Input for this task >>
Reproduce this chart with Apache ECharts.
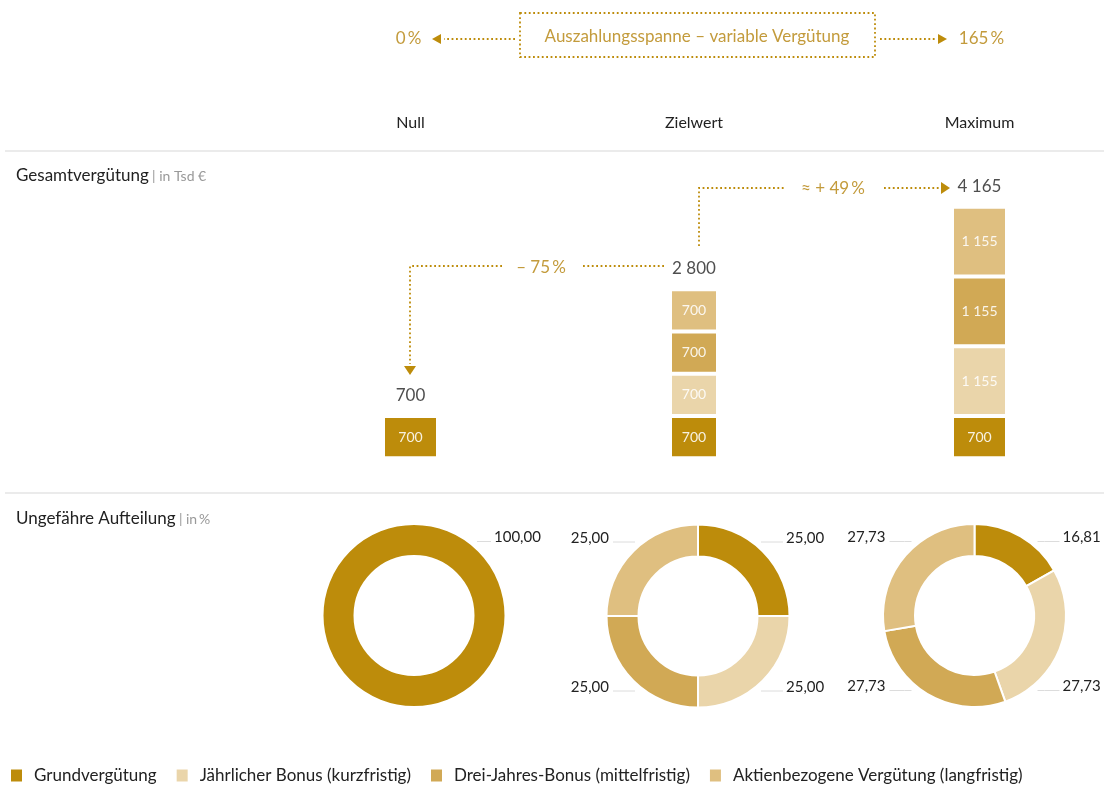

==

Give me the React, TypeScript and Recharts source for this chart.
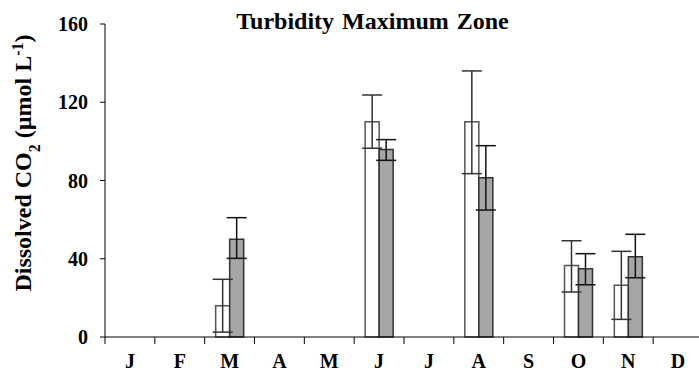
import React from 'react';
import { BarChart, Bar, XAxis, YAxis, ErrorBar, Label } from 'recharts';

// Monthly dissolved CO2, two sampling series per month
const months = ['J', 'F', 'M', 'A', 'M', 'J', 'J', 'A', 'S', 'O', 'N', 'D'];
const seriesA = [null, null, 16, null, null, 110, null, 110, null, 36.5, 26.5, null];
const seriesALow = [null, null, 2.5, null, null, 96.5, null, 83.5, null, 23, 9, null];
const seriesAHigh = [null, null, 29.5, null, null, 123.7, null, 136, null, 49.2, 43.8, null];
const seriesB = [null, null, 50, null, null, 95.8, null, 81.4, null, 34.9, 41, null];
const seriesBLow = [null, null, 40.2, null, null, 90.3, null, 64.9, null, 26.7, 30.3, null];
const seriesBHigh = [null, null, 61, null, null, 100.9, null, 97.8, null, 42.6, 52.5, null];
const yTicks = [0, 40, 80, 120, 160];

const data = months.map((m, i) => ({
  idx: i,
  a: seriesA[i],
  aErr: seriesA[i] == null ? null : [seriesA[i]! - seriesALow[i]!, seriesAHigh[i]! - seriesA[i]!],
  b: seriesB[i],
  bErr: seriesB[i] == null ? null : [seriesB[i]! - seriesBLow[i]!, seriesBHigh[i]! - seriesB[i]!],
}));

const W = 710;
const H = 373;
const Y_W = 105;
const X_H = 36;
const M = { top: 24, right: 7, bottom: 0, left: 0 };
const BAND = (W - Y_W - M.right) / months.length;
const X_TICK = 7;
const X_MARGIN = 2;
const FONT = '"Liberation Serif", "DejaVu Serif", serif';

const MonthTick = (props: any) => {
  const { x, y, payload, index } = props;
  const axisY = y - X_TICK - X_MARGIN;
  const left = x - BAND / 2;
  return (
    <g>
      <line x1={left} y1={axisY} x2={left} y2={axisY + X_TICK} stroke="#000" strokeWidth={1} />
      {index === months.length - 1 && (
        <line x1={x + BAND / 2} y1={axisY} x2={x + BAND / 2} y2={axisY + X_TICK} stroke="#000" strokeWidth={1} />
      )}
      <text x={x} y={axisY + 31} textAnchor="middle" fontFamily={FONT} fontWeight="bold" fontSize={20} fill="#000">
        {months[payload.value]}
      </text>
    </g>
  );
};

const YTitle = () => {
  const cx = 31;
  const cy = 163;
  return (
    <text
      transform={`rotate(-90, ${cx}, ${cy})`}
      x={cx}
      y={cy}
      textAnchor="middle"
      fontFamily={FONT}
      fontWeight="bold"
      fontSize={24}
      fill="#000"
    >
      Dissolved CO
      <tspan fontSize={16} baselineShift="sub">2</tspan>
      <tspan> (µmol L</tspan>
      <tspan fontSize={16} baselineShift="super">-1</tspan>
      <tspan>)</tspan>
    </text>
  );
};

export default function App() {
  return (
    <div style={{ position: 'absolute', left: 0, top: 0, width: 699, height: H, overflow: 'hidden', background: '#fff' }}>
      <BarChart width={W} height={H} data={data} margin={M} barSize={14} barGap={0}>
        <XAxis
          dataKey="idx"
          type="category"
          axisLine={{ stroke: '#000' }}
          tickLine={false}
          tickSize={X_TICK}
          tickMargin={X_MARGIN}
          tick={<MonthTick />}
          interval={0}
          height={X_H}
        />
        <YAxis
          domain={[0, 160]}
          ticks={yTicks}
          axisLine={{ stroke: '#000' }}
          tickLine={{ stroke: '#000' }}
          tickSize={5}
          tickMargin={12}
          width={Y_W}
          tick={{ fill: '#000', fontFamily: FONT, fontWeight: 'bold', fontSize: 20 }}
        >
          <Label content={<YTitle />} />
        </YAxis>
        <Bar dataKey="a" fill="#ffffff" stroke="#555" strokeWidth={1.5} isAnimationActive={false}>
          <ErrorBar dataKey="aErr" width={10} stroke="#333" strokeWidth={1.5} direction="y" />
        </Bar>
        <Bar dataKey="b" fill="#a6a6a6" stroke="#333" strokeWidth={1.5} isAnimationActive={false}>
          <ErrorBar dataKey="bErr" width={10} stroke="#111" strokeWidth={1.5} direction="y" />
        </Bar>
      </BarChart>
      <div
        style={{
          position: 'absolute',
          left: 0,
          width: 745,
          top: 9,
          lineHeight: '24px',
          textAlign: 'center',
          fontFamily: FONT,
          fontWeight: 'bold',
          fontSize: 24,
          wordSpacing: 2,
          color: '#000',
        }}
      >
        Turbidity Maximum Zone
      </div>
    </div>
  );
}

==

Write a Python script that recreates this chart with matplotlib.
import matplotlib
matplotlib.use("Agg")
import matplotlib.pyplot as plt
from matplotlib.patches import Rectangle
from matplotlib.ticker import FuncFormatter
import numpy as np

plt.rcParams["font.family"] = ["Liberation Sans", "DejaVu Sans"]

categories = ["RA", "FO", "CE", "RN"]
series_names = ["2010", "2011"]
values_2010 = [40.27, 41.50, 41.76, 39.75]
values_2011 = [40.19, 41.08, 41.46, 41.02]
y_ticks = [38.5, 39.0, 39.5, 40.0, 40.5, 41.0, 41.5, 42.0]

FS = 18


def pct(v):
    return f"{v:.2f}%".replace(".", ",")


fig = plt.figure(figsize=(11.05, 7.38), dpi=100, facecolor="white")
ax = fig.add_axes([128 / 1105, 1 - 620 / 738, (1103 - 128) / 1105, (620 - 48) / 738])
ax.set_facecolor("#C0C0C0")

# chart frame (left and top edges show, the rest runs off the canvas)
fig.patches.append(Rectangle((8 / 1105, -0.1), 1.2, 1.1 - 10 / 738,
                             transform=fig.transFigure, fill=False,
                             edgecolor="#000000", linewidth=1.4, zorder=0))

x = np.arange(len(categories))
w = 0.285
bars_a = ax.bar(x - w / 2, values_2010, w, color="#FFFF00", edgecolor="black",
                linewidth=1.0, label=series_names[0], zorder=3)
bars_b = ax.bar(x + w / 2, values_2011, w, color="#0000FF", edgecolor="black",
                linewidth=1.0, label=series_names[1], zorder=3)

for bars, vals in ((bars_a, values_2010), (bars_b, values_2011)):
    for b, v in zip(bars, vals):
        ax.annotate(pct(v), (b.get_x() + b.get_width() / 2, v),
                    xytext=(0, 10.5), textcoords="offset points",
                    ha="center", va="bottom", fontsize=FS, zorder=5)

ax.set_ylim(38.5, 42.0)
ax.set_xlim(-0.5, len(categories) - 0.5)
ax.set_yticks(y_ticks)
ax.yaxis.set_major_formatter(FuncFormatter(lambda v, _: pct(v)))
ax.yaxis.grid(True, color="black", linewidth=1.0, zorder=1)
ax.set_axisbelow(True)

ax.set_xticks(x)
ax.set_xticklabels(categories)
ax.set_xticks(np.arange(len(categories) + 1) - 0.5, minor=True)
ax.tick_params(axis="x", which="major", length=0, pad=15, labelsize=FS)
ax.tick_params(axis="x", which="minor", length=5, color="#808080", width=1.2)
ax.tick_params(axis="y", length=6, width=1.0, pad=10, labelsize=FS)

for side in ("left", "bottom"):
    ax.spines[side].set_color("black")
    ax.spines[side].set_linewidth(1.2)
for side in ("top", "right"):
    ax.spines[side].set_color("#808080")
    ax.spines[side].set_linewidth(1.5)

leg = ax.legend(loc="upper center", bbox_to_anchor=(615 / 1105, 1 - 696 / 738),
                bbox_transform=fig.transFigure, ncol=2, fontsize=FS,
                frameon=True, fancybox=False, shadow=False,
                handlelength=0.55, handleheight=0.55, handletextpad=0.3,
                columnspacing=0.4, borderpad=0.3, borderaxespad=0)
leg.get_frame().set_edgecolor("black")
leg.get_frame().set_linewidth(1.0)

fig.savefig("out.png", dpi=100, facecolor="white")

Aim >>
Your job is to reproduce the lines from the one with "Give me the" through the one with "YAxis, ErrorBar, Label", both kept, exactly as they are. Leave out the pictures.

Result >>
Give me the React, TypeScript and Recharts source for this chart.
import React from 'react';
import { BarChart, Bar, XAxis, YAxis, ErrorBar, Label } from 'recharts';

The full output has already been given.